Chola's Monochromatic Drama
Sohaya Misra's label Chola made a striking return to Lakmē Fashion Week x FDCI with '_Echoes in Monochrome_', a performance-driven showcase that amplified her signature layered, cerebral, and slightly anarchic design language. Presented in a non-traditional amphitheater setting, the collection unfolded as a dramatic study in chiaroscuro, where light and shadow were integral to the aesthetic. Working exclusively in black and white, Misra explored texture and movement through a dynamic interplay of checks, stripes, accordion pleats, ruffles, ruching, quilting, and cording. The silhouettes remained characteristically Chola: oversized and exaggerated, often juxtaposed with structured jackets, bibs, and harness-like elements that evoked a sense of tension, occasionally reminiscent of straitjackets, embodying a constant push and pull between volume and restraint. This tension was further amplified by the choreography, with models moving in intense, rhythmic loops that contributed to a psychological, vignette-like experience. Misra's background in psychology and film styling infused the presentation with an introspective narrative, further enhanced by gender-fluid casting that challenged conventional notions and embraced an experimental interpretation of fashion.

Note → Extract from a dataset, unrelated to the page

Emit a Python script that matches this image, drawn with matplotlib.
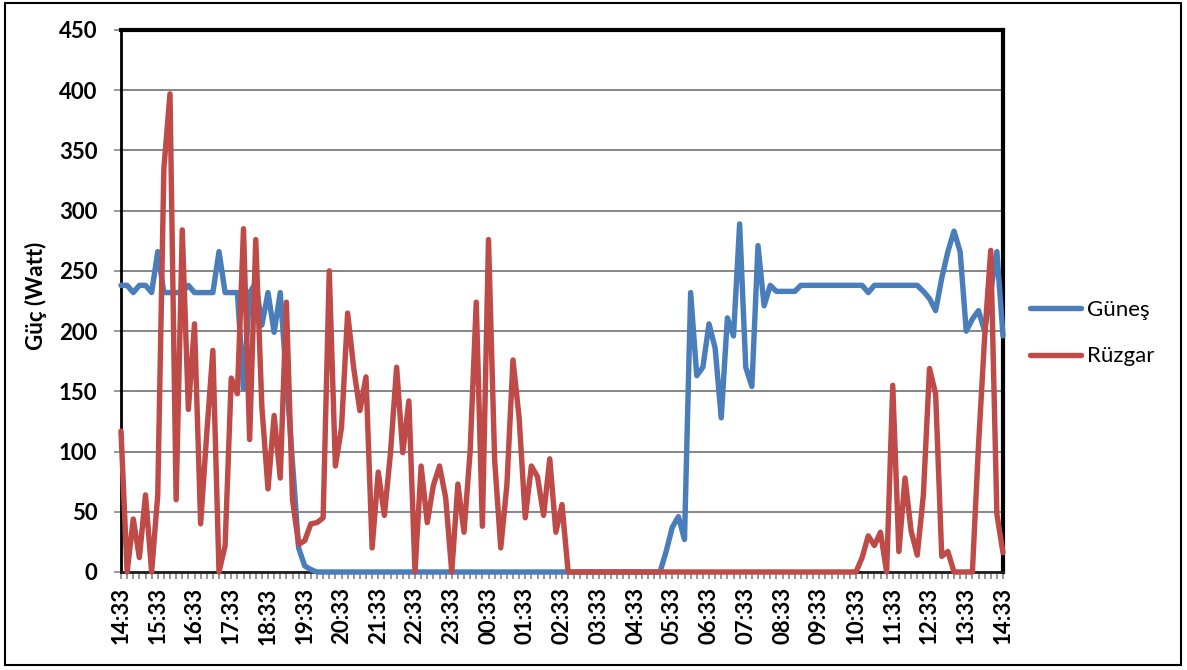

Kartik Research's Global Vision
Kartik Research, spearheaded by 25-year-old designer Kartik Kumra, commanded significant attention with its debut Indian fashion show at LFW x FDCI. Kumra has strategically built his label over five years, achieving international credibility, buyer interest, and cultural relevance before presenting in India. His accolades include multiple semi-finalist positions in the LVMH Prize and recognition from Fashion Trust Arabia, underscoring his positioning within the global luxury market. This success is partly fueled by a growing appreciation for Indian crafts among the South Asian diaspora, seeking to integrate them into everyday wardrobes beyond occasionwear. Kumra distinguishes himself not by reinventing tradition, but by skillfully translating Indian textiles into globally accessible, desirable everyday wear perceived as 'cool.' The show itself was intentionally minimalist, focusing attention on the garments under stark fluorescent lighting. Pieces showcased handspun khadi, brocades, Rabadi embroidery, and hand-knitting, alongside techniques like _zari_, _kantha_, patchwork, and block-printing. Relaxed silhouettes in shirts, trousers, culottes, and jackets reinforced the label's emphasis on ease and wearability. Kumra's ambition is clearly outward-facing, treating the world as his primary market while drawing inspiration from India in a celebratory manner for a diverse audience. His success lies in this strategic distinction: building a business and critical acclaim by effectively bridging Indian craft with global contemporary fashion.